Starting at the line that contains "Write a web" and stopping at the line that contains "const hValues = [12, 20, 30, 40, 50, 60, 70];", copy every line exactly, both ends included, without the pictures.

_RECORDS FOR PROCESSING_
--------------------------------
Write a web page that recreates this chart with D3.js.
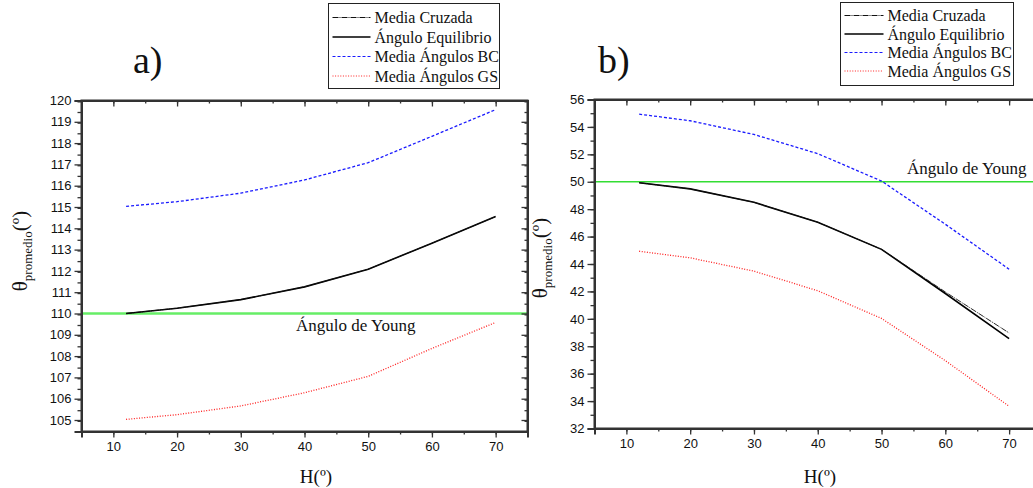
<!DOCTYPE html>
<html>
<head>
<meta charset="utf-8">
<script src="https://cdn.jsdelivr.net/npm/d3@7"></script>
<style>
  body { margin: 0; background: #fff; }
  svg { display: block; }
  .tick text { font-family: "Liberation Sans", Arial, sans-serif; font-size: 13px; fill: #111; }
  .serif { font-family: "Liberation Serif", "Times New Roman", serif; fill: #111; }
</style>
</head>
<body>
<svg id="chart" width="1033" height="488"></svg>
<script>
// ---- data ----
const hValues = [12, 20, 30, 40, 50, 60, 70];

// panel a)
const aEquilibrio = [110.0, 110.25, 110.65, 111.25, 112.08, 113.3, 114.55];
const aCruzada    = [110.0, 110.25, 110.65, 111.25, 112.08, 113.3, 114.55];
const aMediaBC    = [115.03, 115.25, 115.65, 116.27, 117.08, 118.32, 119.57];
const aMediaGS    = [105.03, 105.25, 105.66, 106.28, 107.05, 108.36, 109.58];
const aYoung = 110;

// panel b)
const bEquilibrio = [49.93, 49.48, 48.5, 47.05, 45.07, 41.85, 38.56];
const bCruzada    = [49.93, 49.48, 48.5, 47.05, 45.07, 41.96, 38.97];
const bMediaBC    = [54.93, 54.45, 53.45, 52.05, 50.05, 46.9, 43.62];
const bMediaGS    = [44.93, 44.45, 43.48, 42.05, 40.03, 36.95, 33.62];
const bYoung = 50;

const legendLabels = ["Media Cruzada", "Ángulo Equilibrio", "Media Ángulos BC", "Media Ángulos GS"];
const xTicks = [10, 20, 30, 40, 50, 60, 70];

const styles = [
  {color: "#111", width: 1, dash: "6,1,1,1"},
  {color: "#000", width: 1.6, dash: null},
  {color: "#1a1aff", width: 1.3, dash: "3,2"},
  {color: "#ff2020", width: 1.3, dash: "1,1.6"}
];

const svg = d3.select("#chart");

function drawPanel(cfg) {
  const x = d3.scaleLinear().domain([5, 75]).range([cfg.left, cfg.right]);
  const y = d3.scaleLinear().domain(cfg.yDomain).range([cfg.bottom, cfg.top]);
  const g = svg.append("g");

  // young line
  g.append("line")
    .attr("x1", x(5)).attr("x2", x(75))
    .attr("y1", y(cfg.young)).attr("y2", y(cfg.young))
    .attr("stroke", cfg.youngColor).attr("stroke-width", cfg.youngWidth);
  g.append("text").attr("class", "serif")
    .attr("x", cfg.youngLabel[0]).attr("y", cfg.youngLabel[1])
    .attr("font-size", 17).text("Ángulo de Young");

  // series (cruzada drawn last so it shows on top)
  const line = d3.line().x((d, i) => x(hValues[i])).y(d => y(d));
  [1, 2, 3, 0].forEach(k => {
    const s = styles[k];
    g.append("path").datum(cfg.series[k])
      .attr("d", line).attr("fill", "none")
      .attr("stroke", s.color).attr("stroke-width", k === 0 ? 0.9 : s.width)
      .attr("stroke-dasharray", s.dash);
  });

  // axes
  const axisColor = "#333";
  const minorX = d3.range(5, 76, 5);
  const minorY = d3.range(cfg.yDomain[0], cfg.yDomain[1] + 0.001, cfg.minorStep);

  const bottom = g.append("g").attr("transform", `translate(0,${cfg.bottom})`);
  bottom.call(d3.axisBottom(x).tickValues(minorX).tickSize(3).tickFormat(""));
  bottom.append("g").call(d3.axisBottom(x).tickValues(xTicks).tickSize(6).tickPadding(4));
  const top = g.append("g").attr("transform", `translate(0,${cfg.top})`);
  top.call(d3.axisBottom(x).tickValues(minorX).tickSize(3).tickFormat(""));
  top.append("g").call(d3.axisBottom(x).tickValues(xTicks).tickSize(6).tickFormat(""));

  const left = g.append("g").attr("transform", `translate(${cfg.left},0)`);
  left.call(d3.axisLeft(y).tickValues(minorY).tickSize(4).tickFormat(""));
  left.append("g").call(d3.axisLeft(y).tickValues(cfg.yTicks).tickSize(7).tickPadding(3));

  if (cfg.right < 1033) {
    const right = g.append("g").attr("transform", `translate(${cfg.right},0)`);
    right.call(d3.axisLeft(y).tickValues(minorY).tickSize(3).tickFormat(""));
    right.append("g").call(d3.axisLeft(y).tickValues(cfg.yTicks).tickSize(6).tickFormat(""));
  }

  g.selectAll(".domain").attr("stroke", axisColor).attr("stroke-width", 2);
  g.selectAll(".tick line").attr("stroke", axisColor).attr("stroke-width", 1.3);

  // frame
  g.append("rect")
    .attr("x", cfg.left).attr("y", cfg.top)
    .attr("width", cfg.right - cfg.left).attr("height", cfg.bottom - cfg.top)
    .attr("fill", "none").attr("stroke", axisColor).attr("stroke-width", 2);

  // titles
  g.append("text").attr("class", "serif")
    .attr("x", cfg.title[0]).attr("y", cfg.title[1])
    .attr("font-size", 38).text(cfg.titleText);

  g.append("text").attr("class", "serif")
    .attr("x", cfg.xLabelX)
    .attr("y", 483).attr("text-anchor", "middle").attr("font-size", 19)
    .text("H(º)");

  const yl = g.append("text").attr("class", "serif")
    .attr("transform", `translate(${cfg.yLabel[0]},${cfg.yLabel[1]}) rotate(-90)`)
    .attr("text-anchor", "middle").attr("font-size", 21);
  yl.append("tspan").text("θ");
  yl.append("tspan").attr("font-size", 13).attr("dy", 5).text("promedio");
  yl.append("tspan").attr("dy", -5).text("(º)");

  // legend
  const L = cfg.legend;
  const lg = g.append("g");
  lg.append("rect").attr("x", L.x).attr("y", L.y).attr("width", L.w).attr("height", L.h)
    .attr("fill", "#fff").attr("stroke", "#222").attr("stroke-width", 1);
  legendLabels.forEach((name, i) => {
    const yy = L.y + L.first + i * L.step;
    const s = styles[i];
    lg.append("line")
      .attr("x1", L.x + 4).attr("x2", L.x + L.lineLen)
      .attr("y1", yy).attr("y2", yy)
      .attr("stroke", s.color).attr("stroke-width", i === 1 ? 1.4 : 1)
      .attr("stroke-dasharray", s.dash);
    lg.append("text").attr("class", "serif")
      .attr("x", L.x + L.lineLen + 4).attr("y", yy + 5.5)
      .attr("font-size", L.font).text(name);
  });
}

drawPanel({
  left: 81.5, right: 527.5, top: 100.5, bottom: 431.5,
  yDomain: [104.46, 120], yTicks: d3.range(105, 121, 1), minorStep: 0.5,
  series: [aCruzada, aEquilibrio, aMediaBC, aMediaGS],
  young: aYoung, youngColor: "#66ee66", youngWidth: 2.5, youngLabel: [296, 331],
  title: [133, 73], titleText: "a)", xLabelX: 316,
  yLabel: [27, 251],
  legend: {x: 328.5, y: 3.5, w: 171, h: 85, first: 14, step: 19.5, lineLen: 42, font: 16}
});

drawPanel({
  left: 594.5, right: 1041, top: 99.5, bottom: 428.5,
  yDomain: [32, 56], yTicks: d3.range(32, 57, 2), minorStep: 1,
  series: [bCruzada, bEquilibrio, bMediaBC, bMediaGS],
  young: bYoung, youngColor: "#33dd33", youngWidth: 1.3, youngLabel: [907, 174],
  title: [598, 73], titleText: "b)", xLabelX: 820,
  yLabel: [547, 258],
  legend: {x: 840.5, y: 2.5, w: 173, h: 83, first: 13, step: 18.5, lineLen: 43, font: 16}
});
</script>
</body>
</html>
--------------------------------
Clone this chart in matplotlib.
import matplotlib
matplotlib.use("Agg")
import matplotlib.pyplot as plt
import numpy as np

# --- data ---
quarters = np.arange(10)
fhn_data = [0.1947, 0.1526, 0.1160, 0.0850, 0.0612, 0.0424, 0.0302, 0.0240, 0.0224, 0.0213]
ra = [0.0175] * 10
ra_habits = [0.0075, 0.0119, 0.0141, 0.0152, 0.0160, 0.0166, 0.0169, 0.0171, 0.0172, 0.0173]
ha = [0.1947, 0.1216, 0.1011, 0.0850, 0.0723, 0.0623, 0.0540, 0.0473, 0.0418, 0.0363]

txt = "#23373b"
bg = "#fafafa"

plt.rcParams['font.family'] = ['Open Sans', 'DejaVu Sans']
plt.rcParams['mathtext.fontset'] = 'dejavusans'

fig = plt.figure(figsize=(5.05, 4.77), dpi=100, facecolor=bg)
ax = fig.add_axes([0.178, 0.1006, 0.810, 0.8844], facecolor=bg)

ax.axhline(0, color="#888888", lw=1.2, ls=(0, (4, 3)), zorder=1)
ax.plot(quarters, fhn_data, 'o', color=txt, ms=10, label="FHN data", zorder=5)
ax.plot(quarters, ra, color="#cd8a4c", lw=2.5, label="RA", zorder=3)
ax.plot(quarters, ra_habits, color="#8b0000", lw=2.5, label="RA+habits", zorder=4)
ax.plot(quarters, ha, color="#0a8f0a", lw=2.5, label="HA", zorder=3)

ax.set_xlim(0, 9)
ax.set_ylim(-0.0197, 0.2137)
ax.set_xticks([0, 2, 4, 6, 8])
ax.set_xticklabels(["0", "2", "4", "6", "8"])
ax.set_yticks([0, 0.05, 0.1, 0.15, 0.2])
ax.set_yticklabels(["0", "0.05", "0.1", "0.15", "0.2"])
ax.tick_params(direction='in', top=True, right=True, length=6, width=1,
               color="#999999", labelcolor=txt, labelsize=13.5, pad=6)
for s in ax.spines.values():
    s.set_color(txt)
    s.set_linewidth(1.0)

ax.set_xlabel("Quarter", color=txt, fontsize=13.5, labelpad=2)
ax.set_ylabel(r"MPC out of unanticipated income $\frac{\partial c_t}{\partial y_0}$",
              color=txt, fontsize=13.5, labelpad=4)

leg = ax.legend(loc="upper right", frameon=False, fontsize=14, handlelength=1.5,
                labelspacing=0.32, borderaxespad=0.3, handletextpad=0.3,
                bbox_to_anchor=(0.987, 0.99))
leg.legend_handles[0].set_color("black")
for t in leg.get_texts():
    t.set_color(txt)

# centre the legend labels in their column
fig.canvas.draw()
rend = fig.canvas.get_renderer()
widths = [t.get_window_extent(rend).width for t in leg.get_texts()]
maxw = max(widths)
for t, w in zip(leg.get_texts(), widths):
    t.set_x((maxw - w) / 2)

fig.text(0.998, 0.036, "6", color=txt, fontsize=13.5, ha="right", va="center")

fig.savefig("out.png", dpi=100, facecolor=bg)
--------------------------------
_EXERCISE RESPONSE_
Write a web page that recreates this chart with D3.js.
<!DOCTYPE html>
<html>
<head>
<meta charset="utf-8">
<script src="https://cdn.jsdelivr.net/npm/d3@7"></script>
<style>
  body { margin: 0; background: #fff; }
  svg { display: block; }
  .tick text { font-family: "Liberation Sans", Arial, sans-serif; font-size: 13px; fill: #111; }
  .serif { font-family: "Liberation Serif", "Times New Roman", serif; fill: #111; }
</style>
</head>
<body>
<svg id="chart" width="1033" height="488"></svg>
<script>
// ---- data ----
const hValues = [12, 20, 30, 40, 50, 60, 70];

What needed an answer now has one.